**What is required**
Make an exact transcription of the material, leaving out all images.

====

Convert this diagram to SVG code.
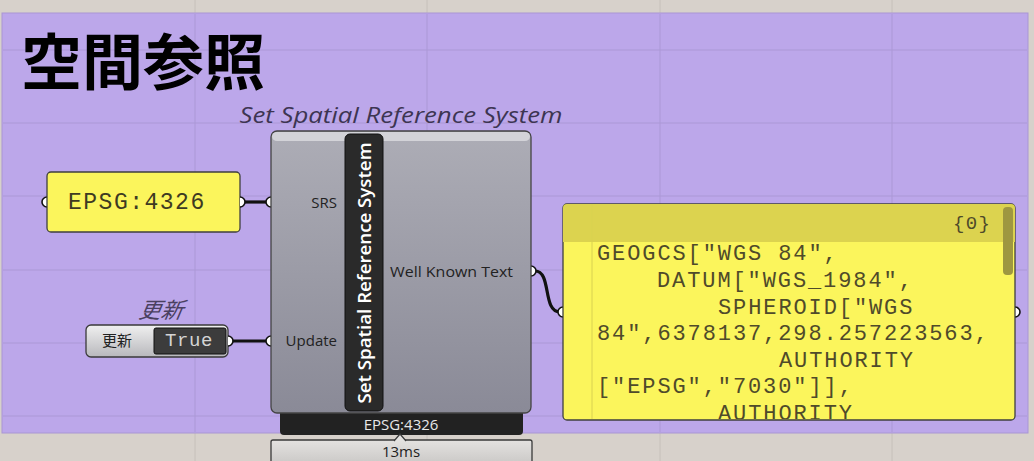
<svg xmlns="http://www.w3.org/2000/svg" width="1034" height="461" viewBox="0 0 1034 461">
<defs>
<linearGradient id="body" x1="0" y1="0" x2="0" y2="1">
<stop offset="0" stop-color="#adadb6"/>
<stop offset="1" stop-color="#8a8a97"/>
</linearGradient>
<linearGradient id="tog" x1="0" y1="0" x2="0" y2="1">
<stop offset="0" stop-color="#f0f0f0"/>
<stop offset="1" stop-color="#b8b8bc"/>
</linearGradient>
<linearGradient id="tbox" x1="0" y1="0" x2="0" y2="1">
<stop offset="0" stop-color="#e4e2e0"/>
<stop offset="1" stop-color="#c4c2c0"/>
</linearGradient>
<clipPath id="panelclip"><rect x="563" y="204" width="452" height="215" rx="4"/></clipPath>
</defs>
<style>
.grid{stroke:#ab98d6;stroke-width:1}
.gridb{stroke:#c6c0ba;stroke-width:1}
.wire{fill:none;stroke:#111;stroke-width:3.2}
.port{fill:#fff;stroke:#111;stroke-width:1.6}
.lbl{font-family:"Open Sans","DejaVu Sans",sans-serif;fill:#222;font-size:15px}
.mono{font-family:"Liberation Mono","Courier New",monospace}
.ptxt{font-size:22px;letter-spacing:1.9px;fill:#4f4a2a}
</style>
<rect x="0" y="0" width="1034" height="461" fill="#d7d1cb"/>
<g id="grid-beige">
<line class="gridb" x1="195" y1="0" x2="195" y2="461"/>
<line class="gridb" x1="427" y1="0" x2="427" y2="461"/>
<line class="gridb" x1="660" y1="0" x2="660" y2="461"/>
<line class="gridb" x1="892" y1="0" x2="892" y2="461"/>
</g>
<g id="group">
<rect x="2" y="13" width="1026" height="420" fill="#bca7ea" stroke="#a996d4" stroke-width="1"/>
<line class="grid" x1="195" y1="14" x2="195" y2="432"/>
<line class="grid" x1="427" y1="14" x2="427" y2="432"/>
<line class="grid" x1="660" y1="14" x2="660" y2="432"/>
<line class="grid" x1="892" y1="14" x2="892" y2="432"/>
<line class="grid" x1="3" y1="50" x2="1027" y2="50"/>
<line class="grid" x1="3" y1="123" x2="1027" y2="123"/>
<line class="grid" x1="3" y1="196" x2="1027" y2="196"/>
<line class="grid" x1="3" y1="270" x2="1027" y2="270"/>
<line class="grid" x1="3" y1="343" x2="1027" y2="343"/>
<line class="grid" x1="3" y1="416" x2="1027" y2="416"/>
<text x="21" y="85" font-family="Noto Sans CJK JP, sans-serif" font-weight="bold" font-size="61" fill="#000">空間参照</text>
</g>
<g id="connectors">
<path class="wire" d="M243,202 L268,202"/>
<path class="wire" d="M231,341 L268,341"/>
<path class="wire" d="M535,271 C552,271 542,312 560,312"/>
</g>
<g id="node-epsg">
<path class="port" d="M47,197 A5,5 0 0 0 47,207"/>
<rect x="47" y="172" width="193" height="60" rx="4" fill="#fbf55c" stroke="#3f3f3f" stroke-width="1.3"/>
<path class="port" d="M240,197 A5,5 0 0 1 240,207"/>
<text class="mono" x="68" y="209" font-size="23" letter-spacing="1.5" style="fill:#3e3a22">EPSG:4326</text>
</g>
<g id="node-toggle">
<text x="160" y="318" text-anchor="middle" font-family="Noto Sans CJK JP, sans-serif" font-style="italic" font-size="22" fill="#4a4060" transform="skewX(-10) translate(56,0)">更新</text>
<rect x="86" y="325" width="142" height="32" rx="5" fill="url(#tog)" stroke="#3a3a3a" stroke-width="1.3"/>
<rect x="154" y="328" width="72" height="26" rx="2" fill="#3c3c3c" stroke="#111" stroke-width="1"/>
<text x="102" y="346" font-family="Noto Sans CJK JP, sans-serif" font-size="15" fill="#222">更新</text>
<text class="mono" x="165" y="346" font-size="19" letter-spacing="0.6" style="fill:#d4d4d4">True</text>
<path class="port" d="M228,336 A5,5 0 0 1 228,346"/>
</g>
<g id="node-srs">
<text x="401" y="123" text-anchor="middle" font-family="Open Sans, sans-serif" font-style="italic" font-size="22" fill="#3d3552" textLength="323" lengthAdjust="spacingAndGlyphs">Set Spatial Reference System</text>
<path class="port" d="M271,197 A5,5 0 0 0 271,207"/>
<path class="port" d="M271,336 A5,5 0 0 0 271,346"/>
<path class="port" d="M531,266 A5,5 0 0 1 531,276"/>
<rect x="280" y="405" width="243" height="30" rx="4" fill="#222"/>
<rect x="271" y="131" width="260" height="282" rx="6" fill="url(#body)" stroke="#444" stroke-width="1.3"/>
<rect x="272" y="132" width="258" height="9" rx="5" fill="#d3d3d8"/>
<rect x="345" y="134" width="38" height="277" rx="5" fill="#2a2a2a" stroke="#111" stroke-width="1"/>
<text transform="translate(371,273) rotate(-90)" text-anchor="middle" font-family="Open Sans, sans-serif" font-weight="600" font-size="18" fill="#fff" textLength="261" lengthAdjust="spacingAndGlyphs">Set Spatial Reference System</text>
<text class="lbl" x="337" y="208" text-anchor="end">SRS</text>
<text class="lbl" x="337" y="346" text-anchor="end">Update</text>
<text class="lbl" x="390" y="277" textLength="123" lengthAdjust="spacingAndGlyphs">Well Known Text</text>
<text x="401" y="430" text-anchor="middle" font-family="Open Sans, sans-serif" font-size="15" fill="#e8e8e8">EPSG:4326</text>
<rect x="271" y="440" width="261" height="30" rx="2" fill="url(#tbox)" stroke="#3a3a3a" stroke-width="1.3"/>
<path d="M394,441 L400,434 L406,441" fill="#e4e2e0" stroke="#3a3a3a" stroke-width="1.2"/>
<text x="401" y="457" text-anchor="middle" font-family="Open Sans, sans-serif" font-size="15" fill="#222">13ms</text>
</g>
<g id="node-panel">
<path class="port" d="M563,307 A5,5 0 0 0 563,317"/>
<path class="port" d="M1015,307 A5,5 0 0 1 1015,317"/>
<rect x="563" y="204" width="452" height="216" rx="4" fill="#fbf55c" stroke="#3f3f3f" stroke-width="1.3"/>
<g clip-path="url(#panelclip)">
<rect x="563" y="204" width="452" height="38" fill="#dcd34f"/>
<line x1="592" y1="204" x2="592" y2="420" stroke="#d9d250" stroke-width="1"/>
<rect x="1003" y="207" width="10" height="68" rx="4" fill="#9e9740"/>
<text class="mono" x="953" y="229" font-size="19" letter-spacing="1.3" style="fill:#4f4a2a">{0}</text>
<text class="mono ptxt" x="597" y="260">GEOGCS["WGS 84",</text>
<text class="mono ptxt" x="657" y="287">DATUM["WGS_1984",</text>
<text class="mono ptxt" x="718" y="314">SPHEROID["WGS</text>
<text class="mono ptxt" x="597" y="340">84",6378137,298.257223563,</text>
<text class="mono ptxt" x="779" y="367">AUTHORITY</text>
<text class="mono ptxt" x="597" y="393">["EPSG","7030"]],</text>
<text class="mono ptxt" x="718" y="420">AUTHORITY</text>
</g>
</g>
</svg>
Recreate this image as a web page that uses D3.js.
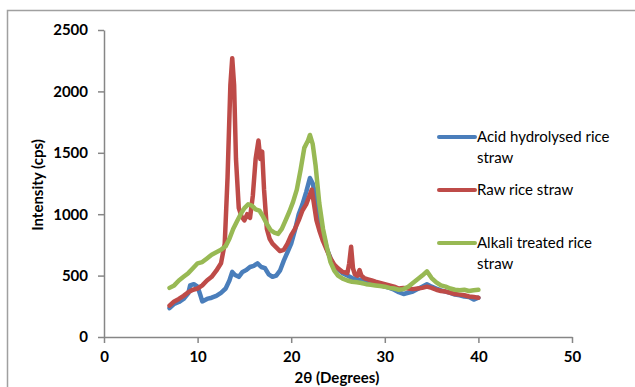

====

**Response to this exercise**
Convert this diagram to SVG code.
<svg xmlns="http://www.w3.org/2000/svg" width="1034" height="461" viewBox="0 0 1034 461">
<defs>
<linearGradient id="body" x1="0" y1="0" x2="0" y2="1">
<stop offset="0" stop-color="#adadb6"/>
<stop offset="1" stop-color="#8a8a97"/>
</linearGradient>
<linearGradient id="tog" x1="0" y1="0" x2="0" y2="1">
<stop offset="0" stop-color="#f0f0f0"/>
<stop offset="1" stop-color="#b8b8bc"/>
</linearGradient>
<linearGradient id="tbox" x1="0" y1="0" x2="0" y2="1">
<stop offset="0" stop-color="#e4e2e0"/>
<stop offset="1" stop-color="#c4c2c0"/>
</linearGradient>
<clipPath id="panelclip"><rect x="563" y="204" width="452" height="215" rx="4"/></clipPath>
</defs>
<style>
.grid{stroke:#ab98d6;stroke-width:1}
.gridb{stroke:#c6c0ba;stroke-width:1}
.wire{fill:none;stroke:#111;stroke-width:3.2}
.port{fill:#fff;stroke:#111;stroke-width:1.6}
.lbl{font-family:"Open Sans","DejaVu Sans",sans-serif;fill:#222;font-size:15px}
.mono{font-family:"Liberation Mono","Courier New",monospace}
.ptxt{font-size:22px;letter-spacing:1.9px;fill:#4f4a2a}
</style>
<rect x="0" y="0" width="1034" height="461" fill="#d7d1cb"/>
<g id="grid-beige">
<line class="gridb" x1="195" y1="0" x2="195" y2="461"/>
<line class="gridb" x1="427" y1="0" x2="427" y2="461"/>
<line class="gridb" x1="660" y1="0" x2="660" y2="461"/>
<line class="gridb" x1="892" y1="0" x2="892" y2="461"/>
</g>
<g id="group">
<rect x="2" y="13" width="1026" height="420" fill="#bca7ea" stroke="#a996d4" stroke-width="1"/>
<line class="grid" x1="195" y1="14" x2="195" y2="432"/>
<line class="grid" x1="427" y1="14" x2="427" y2="432"/>
<line class="grid" x1="660" y1="14" x2="660" y2="432"/>
<line class="grid" x1="892" y1="14" x2="892" y2="432"/>
<line class="grid" x1="3" y1="50" x2="1027" y2="50"/>
<line class="grid" x1="3" y1="123" x2="1027" y2="123"/>
<line class="grid" x1="3" y1="196" x2="1027" y2="196"/>
<line class="grid" x1="3" y1="270" x2="1027" y2="270"/>
<line class="grid" x1="3" y1="343" x2="1027" y2="343"/>
<line class="grid" x1="3" y1="416" x2="1027" y2="416"/>
<text x="21" y="85" font-family="Noto Sans CJK JP, sans-serif" font-weight="bold" font-size="61" fill="#000">空間参照</text>
</g>
<g id="connectors">
<path class="wire" d="M243,202 L268,202"/>
<path class="wire" d="M231,341 L268,341"/>
<path class="wire" d="M535,271 C552,271 542,312 560,312"/>
</g>
<g id="node-epsg">
<path class="port" d="M47,197 A5,5 0 0 0 47,207"/>
<rect x="47" y="172" width="193" height="60" rx="4" fill="#fbf55c" stroke="#3f3f3f" stroke-width="1.3"/>
<path class="port" d="M240,197 A5,5 0 0 1 240,207"/>
<text class="mono" x="68" y="209" font-size="23" letter-spacing="1.5" style="fill:#3e3a22">EPSG:4326</text>
</g>
<g id="node-toggle">
<text x="160" y="318" text-anchor="middle" font-family="Noto Sans CJK JP, sans-serif" font-style="italic" font-size="22" fill="#4a4060" transform="skewX(-10) translate(56,0)">更新</text>
<rect x="86" y="325" width="142" height="32" rx="5" fill="url(#tog)" stroke="#3a3a3a" stroke-width="1.3"/>
<rect x="154" y="328" width="72" height="26" rx="2" fill="#3c3c3c" stroke="#111" stroke-width="1"/>
<text x="102" y="346" font-family="Noto Sans CJK JP, sans-serif" font-size="15" fill="#222">更新</text>
<text class="mono" x="165" y="346" font-size="19" letter-spacing="0.6" style="fill:#d4d4d4">True</text>
<path class="port" d="M228,336 A5,5 0 0 1 228,346"/>
</g>
<g id="node-srs">
<text x="401" y="123" text-anchor="middle" font-family="Open Sans, sans-serif" font-style="italic" font-size="22" fill="#3d3552" textLength="323" lengthAdjust="spacingAndGlyphs">Set Spatial Reference System</text>
<path class="port" d="M271,197 A5,5 0 0 0 271,207"/>
<path class="port" d="M271,336 A5,5 0 0 0 271,346"/>
<path class="port" d="M531,266 A5,5 0 0 1 531,276"/>
<rect x="280" y="405" width="243" height="30" rx="4" fill="#222"/>
<rect x="271" y="131" width="260" height="282" rx="6" fill="url(#body)" stroke="#444" stroke-width="1.3"/>
<rect x="272" y="132" width="258" height="9" rx="5" fill="#d3d3d8"/>
<rect x="345" y="134" width="38" height="277" rx="5" fill="#2a2a2a" stroke="#111" stroke-width="1"/>
<text transform="translate(371,273) rotate(-90)" text-anchor="middle" font-family="Open Sans, sans-serif" font-weight="600" font-size="18" fill="#fff" textLength="261" lengthAdjust="spacingAndGlyphs">Set Spatial Reference System</text>
<text class="lbl" x="337" y="208" text-anchor="end">SRS</text>
<text class="lbl" x="337" y="346" text-anchor="end">Update</text>
<text class="lbl" x="390" y="277" textLength="123" lengthAdjust="spacingAndGlyphs">Well Known Text</text>
<text x="401" y="430" text-anchor="middle" font-family="Open Sans, sans-serif" font-size="15" fill="#e8e8e8">EPSG:4326</text>
<rect x="271" y="440" width="261" height="30" rx="2" fill="url(#tbox)" stroke="#3a3a3a" stroke-width="1.3"/>
<path d="M394,441 L400,434 L406,441" fill="#e4e2e0" stroke="#3a3a3a" stroke-width="1.2"/>
<text x="401" y="457" text-anchor="middle" font-family="Open Sans, sans-serif" font-size="15" fill="#222">13ms</text>
</g>
<g id="node-panel">
<path class="port" d="M563,307 A5,5 0 0 0 563,317"/>
<path class="port" d="M1015,307 A5,5 0 0 1 1015,317"/>
<rect x="563" y="204" width="452" height="216" rx="4" fill="#fbf55c" stroke="#3f3f3f" stroke-width="1.3"/>
<g clip-path="url(#panelclip)">
<rect x="563" y="204" width="452" height="38" fill="#dcd34f"/>
<line x1="592" y1="204" x2="592" y2="420" stroke="#d9d250" stroke-width="1"/>
<rect x="1003" y="207" width="10" height="68" rx="4" fill="#9e9740"/>
<text class="mono" x="953" y="229" font-size="19" letter-spacing="1.3" style="fill:#4f4a2a">{0}</text>
<text class="mono ptxt" x="597" y="260">GEOGCS["WGS 84",</text>
<text class="mono ptxt" x="657" y="287">DATUM["WGS_1984",</text>
<text class="mono ptxt" x="718" y="314">SPHEROID["WGS</text>
<text class="mono ptxt" x="597" y="340">84",6378137,298.257223563,</text>
<text class="mono ptxt" x="779" y="367">AUTHORITY</text>
<text class="mono ptxt" x="597" y="393">["EPSG","7030"]],</text>
<text class="mono ptxt" x="718" y="420">AUTHORITY</text>
</g>
</g>
</svg>
Recreate this image as a web page that uses D3.js.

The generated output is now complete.